**Data provided:**
------

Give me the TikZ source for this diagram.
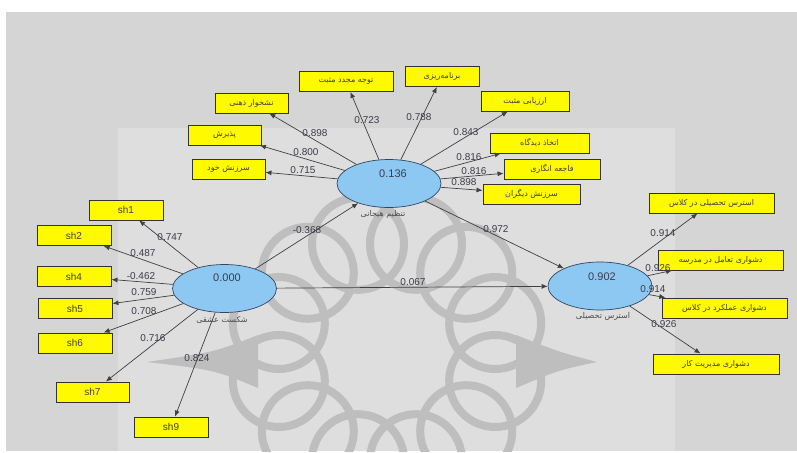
\documentclass[tikz,border=0pt]{standalone}
\usepackage{fontspec}
\setmainfont{Liberation Sans}
\newfontfamily\fa[Script=Arabic]{DejaVu Sans}
\TeXXeTstate=1
\usetikzlibrary{shapes.geometric,arrows.meta}
\definecolor{bgout}{RGB}{213,213,213}
\definecolor{bgin}{RGB}{222,222,222}
\definecolor{wmcol}{RGB}{190,190,190}
\definecolor{latfill}{RGB}{140,200,242}
\definecolor{latdraw}{RGB}{50,70,100}
\definecolor{indfill}{RGB}{255,250,0}
\definecolor{numcol}{RGB}{60,60,75}
\newcommand\persn[1]{{\fa\fontsize{8}{9}\selectfont\beginR #1\endR}}
\tikzset{
  ind/.style={draw=black!80, fill=indfill, line width=0.9pt, inner sep=0pt, minimum height=20pt, font=\fontsize{10}{12}\selectfont, text=black!75},
  lat/.style={ellipse, draw=latdraw, fill=latfill, line width=0.7pt, minimum width=104pt, minimum height=48pt, inner sep=0pt},
  lnk/.style={draw=black!75, line width=0.7pt, -{Latex[length=6pt,width=5pt]}},
  num/.style={font=\fontsize{10}{12}\selectfont, text=numcol, inner sep=0pt},
  val/.style={font=\fontsize{11}{13}\selectfont, text=numcol, inner sep=0pt},
  latname/.style={inner sep=0pt, text=black!70},
  wm/.style={draw=wmcol, line width=8pt}
}
\begin{document}
\begin{tikzpicture}[x=1pt,y=-1pt]
\useasboundingbox (0,0) rectangle (797,452);
\fill[white] (0,0) rectangle (797,452);
\fill[bgout] (6,12) rectangle (797,451);
\fill[bgin] (118,128) rectangle (675,451);

% watermark
\begin{scope}
\clip (118,128) rectangle (675,451);
\foreach \a in {15,45,...,345} \draw[wm] (387,352) ++(\a:112) circle (46pt);
\fill[wmcol] (258,335) .. controls (215,352) .. (147,362) .. controls (215,370) .. (258,388) -- cycle;
\fill[wmcol] (516,335) .. controls (559,352) .. (597,362) .. controls (559,370) .. (516,388) -- cycle;
\end{scope}

% latent variables
\node[lat] (E1) at (224.5,288.5) {};
\node[lat] (E2) at (389,183.5) {};
\node[lat] (E3) at (600,286) {};
\node[val] (v1) at (227,278) {0.000};
\node[val] (v2) at (393,174) {0.136};
\node[val] (v3) at (602,277) {0.902};
\node[latname] (n1) at (222,320) {\persn{شکست عشقی}};
\node[latname] (n2) at (383,214) {\persn{تنظیم هیجانی}};
\node[latname] (n3) at (603,316) {\persn{استرس تحصیلی}};

% left indicators
\node[ind, minimum width=74pt] (sh1) at (126,210) {sh1};
\node[ind, minimum width=74pt] (sh2) at (74,235.5) {sh2};
\node[ind, minimum width=74pt] (sh4) at (74,276.5) {sh4};
\node[ind, minimum width=74pt] (sh5) at (75,308.5) {sh5};
\node[ind, minimum width=74pt] (sh6) at (75,343) {sh6};
\node[ind, minimum width=73pt] (sh7) at (92.5,392) {sh7};
\node[ind, minimum width=74pt] (sh9) at (171,427) {sh9};

% top indicators
\node[ind, minimum width=73pt] (t1) at (251.5,103) {\persn{نشخوار ذهنی}};
\node[ind, minimum width=73pt] (t2) at (224.5,135) {\persn{پذیرش}};
\node[ind, minimum width=73pt] (t3) at (228.5,169) {\persn{سرزنش خود}};
\node[ind, minimum width=94pt] (t4) at (346,81.5) {\persn{توجه مجدد مثبت}};
\node[ind, minimum width=74pt] (t5) at (442,76.5) {\persn{برنامه‌ریزی}};
\node[ind, minimum width=88pt] (t6) at (525,101) {\persn{ارزیابی مثبت}};
\node[ind, minimum width=99pt] (t7) at (539.5,143) {\persn{اتخاذ دیدگاه}};
\node[ind, minimum width=96pt] (t8) at (552,169) {\persn{فاجعه انگاری}};
\node[ind, minimum width=97pt] (t9) at (531.5,194) {\persn{سرزنش دیگران}};

% right indicators
\node[ind, minimum width=125pt] (r1) at (711.5,203) {\persn{استرس تحصیلی در کلاس}};
\node[ind, minimum width=125pt] (r2) at (720.5,260) {\persn{دشواری تعامل در مدرسه}};
\node[ind, minimum width=125pt] (r3) at (724.5,308) {\persn{دشواری عملکرد در کلاس}};
\node[ind, minimum width=126pt] (r4) at (716,364) {\persn{دشواری مدیریت کار}};

% connectors
\foreach \t in {sh1,sh2,sh4,sh5,sh6,sh7,sh9} \draw[lnk] (E1) -- (\t);
\foreach \t in {t1,t2,t3,t4,t5,t6,t7,t8,t9} \draw[lnk] (E2) -- (\t);
\foreach \t in {r1,r2,r3,r4} \draw[lnk] (E3) -- (\t);
\draw[lnk] (E1) -- (E2);
\draw[lnk] (E1) -- (E3);
\draw[lnk] (E2) -- (E3);

% coefficients
\node[num] (c1) at (170,237) {0.747};
\node[num] (c2) at (143,253) {0.487};
\node[num] (c4) at (141,276) {-0.462};
\node[num] (c5) at (144,292) {0.759};
\node[num] (c6) at (144,311) {0.708};
\node[num] (c7) at (153,338) {0.716};
\node[num] (c9) at (197,358) {0.824};

\node[num] (d1) at (315,133) {0.898};
\node[num] (d2) at (306,152) {0.800};
\node[num] (d3) at (303,170) {0.715};
\node[num] (d4) at (367,120) {0.723};
\node[num] (d5) at (419,117) {0.788};
\node[num] (d6) at (466,132) {0.843};
\node[num] (d7) at (469,157) {0.816};
\node[num] (d8) at (474,171) {0.816};
\node[num] (d9) at (464,182) {0.898};

\node[num] (p1) at (307,230) {-0.368};
\node[num] (p2) at (496,229) {0.972};
\node[num] (p3) at (413,282) {0.067};

\node[num] (q1) at (663,233) {0.914};
\node[num] (q2) at (658,268) {0.926};
\node[num] (q3) at (653,289) {0.914};
\node[num] (q4) at (664,324) {0.926};
\end{tikzpicture}
\end{document}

------

**Task brief:** Every line above should be returned exactly; the pictures stay out.

**Exercise response:**
Give me the TikZ source for this diagram.
\documentclass[tikz,border=0pt]{standalone}
\usepackage{fontspec}
\setmainfont{Liberation Sans}
\newfontfamily\fa[Script=Arabic]{DejaVu Sans}
\TeXXeTstate=1
\usetikzlibrary{shapes.geometric,arrows.meta}
\definecolor{bgout}{RGB}{213,213,213}
\definecolor{bgin}{RGB}{222,222,222}
\definecolor{wmcol}{RGB}{190,190,190}
\definecolor{latfill}{RGB}{140,200,242}
\definecolor{latdraw}{RGB}{50,70,100}
\definecolor{indfill}{RGB}{255,250,0}
\definecolor{numcol}{RGB}{60,60,75}
\newcommand\persn[1]{{\fa\fontsize{8}{9}\selectfont\beginR #1\endR}}
\tikzset{
  ind/.style={draw=black!80, fill=indfill, line width=0.9pt, inner sep=0pt, minimum height=20pt, font=\fontsize{10}{12}\selectfont, text=black!75},
  lat/.style={ellipse, draw=latdraw, fill=latfill, line width=0.7pt, minimum width=104pt, minimum height=48pt, inner sep=0pt},
  lnk/.style={draw=black!75, line width=0.7pt, -{Latex[length=6pt,width=5pt]}},
  num/.style={font=\fontsize{10}{12}\selectfont, text=numcol, inner sep=0pt},
  val/.style={font=\fontsize{11}{13}\selectfont, text=numcol, inner sep=0pt},
  latname/.style={inner sep=0pt, text=black!70},
  wm/.style={draw=wmcol, line width=8pt}
}
\begin{document}
\begin{tikzpicture}[x=1pt,y=-1pt]
\useasboundingbox (0,0) rectangle (797,452);
\fill[white] (0,0) rectangle (797,452);
\fill[bgout] (6,12) rectangle (797,451);
\fill[bgin] (118,128) rectangle (675,451);

% watermark
\begin{scope}
\clip (118,128) rectangle (675,451);
\foreach \a in {15,45,...,345} \draw[wm] (387,352) ++(\a:112) circle (46pt);
\fill[wmcol] (258,335) .. controls (215,352) .. (147,362) .. controls (215,370) .. (258,388) -- cycle;
\fill[wmcol] (516,335) .. controls (559,352) .. (597,362) .. controls (559,370) .. (516,388) -- cycle;
\end{scope}

% latent variables
\node[lat] (E1) at (224.5,288.5) {};
\node[lat] (E2) at (389,183.5) {};
\node[lat] (E3) at (600,286) {};
\node[val] (v1) at (227,278) {0.000};
\node[val] (v2) at (393,174) {0.136};
\node[val] (v3) at (602,277) {0.902};
\node[latname] (n1) at (222,320) {\persn{شکست عشقی}};
\node[latname] (n2) at (383,214) {\persn{تنظیم هیجانی}};
\node[latname] (n3) at (603,316) {\persn{استرس تحصیلی}};

% left indicators
\node[ind, minimum width=74pt] (sh1) at (126,210) {sh1};
\node[ind, minimum width=74pt] (sh2) at (74,235.5) {sh2};
\node[ind, minimum width=74pt] (sh4) at (74,276.5) {sh4};
\node[ind, minimum width=74pt] (sh5) at (75,308.5) {sh5};
\node[ind, minimum width=74pt] (sh6) at (75,343) {sh6};
\node[ind, minimum width=73pt] (sh7) at (92.5,392) {sh7};
\node[ind, minimum width=74pt] (sh9) at (171,427) {sh9};

% top indicators
\node[ind, minimum width=73pt] (t1) at (251.5,103) {\persn{نشخوار ذهنی}};
\node[ind, minimum width=73pt] (t2) at (224.5,135) {\persn{پذیرش}};
\node[ind, minimum width=73pt] (t3) at (228.5,169) {\persn{سرزنش خود}};
\node[ind, minimum width=94pt] (t4) at (346,81.5) {\persn{توجه مجدد مثبت}};
\node[ind, minimum width=74pt] (t5) at (442,76.5) {\persn{برنامه‌ریزی}};
\node[ind, minimum width=88pt] (t6) at (525,101) {\persn{ارزیابی مثبت}};
\node[ind, minimum width=99pt] (t7) at (539.5,143) {\persn{اتخاذ دیدگاه}};
\node[ind, minimum width=96pt] (t8) at (552,169) {\persn{فاجعه انگاری}};
\node[ind, minimum width=97pt] (t9) at (531.5,194) {\persn{سرزنش دیگران}};

% right indicators
\node[ind, minimum width=125pt] (r1) at (711.5,203) {\persn{استرس تحصیلی در کلاس}};
\node[ind, minimum width=125pt] (r2) at (720.5,260) {\persn{دشواری تعامل در مدرسه}};
\node[ind, minimum width=125pt] (r3) at (724.5,308) {\persn{دشواری عملکرد در کلاس}};
\node[ind, minimum width=126pt] (r4) at (716,364) {\persn{دشواری مدیریت کار}};

% connectors
\foreach \t in {sh1,sh2,sh4,sh5,sh6,sh7,sh9} \draw[lnk] (E1) -- (\t);
\foreach \t in {t1,t2,t3,t4,t5,t6,t7,t8,t9} \draw[lnk] (E2) -- (\t);
\foreach \t in {r1,r2,r3,r4} \draw[lnk] (E3) -- (\t);
\draw[lnk] (E1) -- (E2);
\draw[lnk] (E1) -- (E3);
\draw[lnk] (E2) -- (E3);

% coefficients
\node[num] (c1) at (170,237) {0.747};
\node[num] (c2) at (143,253) {0.487};
\node[num] (c4) at (141,276) {-0.462};
\node[num] (c5) at (144,292) {0.759};
\node[num] (c6) at (144,311) {0.708};
\node[num] (c7) at (153,338) {0.716};
\node[num] (c9) at (197,358) {0.824};

\node[num] (d1) at (315,133) {0.898};
\node[num] (d2) at (306,152) {0.800};
\node[num] (d3) at (303,170) {0.715};
\node[num] (d4) at (367,120) {0.723};
\node[num] (d5) at (419,117) {0.788};
\node[num] (d6) at (466,132) {0.843};
\node[num] (d7) at (469,157) {0.816};
\node[num] (d8) at (474,171) {0.816};
\node[num] (d9) at (464,182) {0.898};

\node[num] (p1) at (307,230) {-0.368};
\node[num] (p2) at (496,229) {0.972};
\node[num] (p3) at (413,282) {0.067};

\node[num] (q1) at (663,233) {0.914};
\node[num] (q2) at (658,268) {0.926};
\node[num] (q3) at (653,289) {0.914};
\node[num] (q4) at (664,324) {0.926};
\end{tikzpicture}
\end{document}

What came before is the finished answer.